Pop songs tend not to be amenable to significant changes happening within them. In the interest of putting one basic idea across in just three or four minutes, they normally stick to one tempo, one key, one time signature, one vocalist, one type of feeling. This is also why melody lines are inclined to be short, often no more than four measures long, sometimes just two–concise melodies that repeat often being easier for the ear to grasp in a relatively brief span of time (not to mention easier for less-than-inspired songwriters to write). Fortunately for pop aficionados everywhere, however, there are always bands that come along and toss concerns like this out the window. And so we have “Lost Again!,” which begins as a crisp acoustic shuffle, acquiring a quick shot or two of Queen or maybe ELO-like harmonies as the verse sneaks a 16-measure melody into an spiffy, upbeat framework–except of course for that time signature change and slowdown at the end. This slowdown leads, after the second verse, into a chorus in which tempo and feel are completely transformed–the pace slows, the harmonies change character, and the chords transmute from being predominantly minor to predominantly major. (Note one common element: an extended melody again, this time just about 12 measures long.) And then maybe best of all, the instrumental break that begins innocuously enough at 1:20 steps out into a thoughtful and full-fledged guitar showcase, the likes of which bring (oh no, them again!) Steely Dan to mind more than standard-issue indie rock. “Lost Again!” is from Morningbell’s third CD, Through the Belly of the Sea, which is slated for a June release on Orange Records. And as yet another sign of the band’s freewheeling ethos, the CD is billed as rock’s first “Choose Your Own Adventure” album–a different story unfolds depending upon which order you choose to listen to the tracks.

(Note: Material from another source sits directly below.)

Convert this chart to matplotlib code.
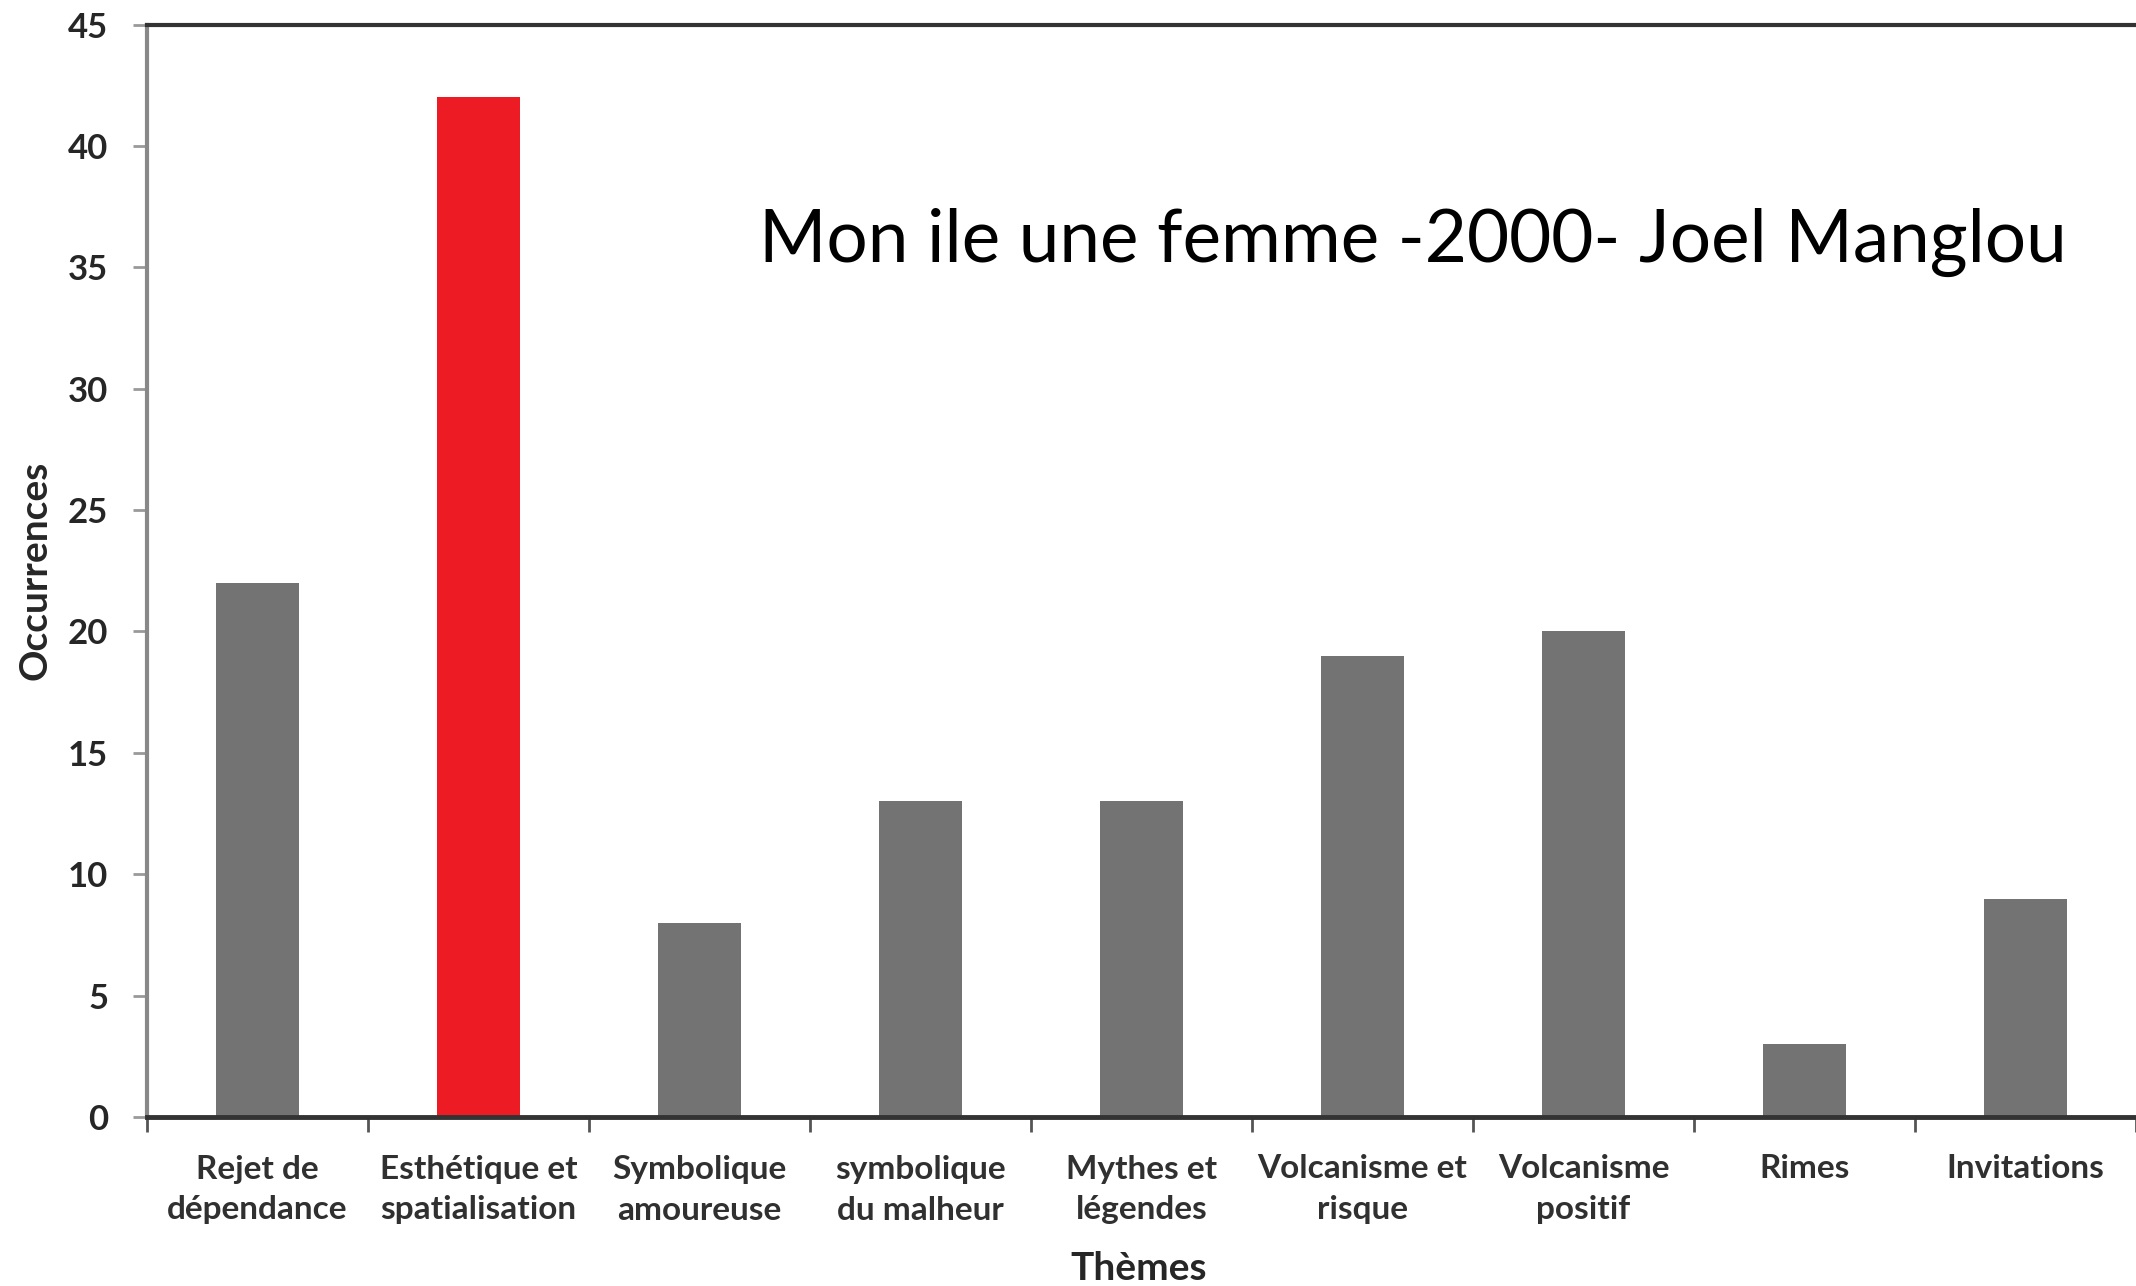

“Brotherhood of Man” – the Innocence Mission

The combination of Karen Peris’s voice and the melodies she writes for her voice to sing kindles unspeakable poignancy with its stark beauty. This is music that might pass you by if it’s playing in the background as you’re fumbling to pay for your takeout coffee but it is music that rewards keen attention with its rich, ageless sense and sensibility. Peris’s distinctive, breathy-yearny voice renders profound the melodic simplicity, aided by husband Don’s ringingly well-chosen guitar lines and subtle organ flourishes. This is also, I would argue, the sound of a small group of experienced musicians (Mike Bitts is in there on bass as well, but you have to listen closely) who are in it for the love of the music–and, in the case of Karen and Don, love of each other. Which sounds corny but the rarity of two people getting along so beautifully in both song and deed for this long–the band has been recording since 1986–transcends corny to all-out awe-inspiring. “Brotherhood of Man” is the opening track from the CD We Walked in Song, released in March on Badman Recording Company. The MP3 is via Insound.


“Dear Confessor” – Immaculate Machine

Friendly and welcoming, “Dear Confessor” launches off a vintage Elvis Costello beat and doesn’t look back. It’s that note that singer/guitarist Brooke Gallupe hits on the second syllable of the word “relax” that does it for me–that’s where I sink in and let them take me where they’re going to take me. There’s an inexplicably comfy vibe permeating the music this Vancouver trio generates that I couldn’t put my finger on until, reading about the band on their web site, I discover that Gallupe and singer/keyboardist Kathryn Calder “have lived down the street from each other since elementary school.” It all begins to make sense. Another victory for a long-term relationship (and another example of how abnormal they actually are, and impossible to manufacture simply because we’re told we’re supposed to want one; and okay end of soapbox!). “Dear Confessor” will be found on the CD Immaculate Machine’s Fables, scheduled for release next month on Mint Records. This will be their third full-length release. (Bonus fact: Kathryn Calder is also a member, since 2005, of the expansive, beloved Canadian ensemble the New Pornographers.) MP3 via Better Propaganda.